An ITS study finds a significant level change but no slope change after a new seat-belt law takes effect. What does each finding tell you?
Think about your answer, then reveal below.
Model answer: The level change indicates an immediate, step-function effect — compliance jumped when the law took effect. The absence of a slope change means there was no gradual trend acceleration afterward; the benefit was front-loaded. This suggests the law worked through immediate behavioral compliance rather than gradual norm change.
Distinguishing level from slope effects is central to ITS interpretation. They imply different causal mechanisms and different long-run projections.
Question 2 Short Answer
A researcher uses ITS to evaluate a statewide gun-control law passed in March. A major mass shooting had occurred in February of the same year. Why is this a problem, and what can the researcher do?
Think about your answer, then reveal below.

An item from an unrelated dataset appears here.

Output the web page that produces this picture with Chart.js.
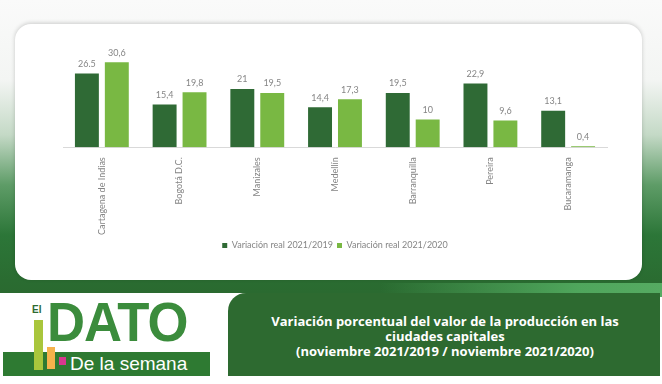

Model answer: The February shooting is a simultaneous shock — it may have independently changed behavior or public attention regardless of the law. The researcher should add a control series (a comparable state without the law) to check whether gun-related outcomes changed similarly there, and should conduct a placebo test examining whether the apparent 'effect' shows up in outcomes unrelated to gun control.
Simultaneous shocks are the core validity threat in ITS. The researcher must argue that the timing of the intervention is independent of the confounder, or use design controls to isolate the law's effect.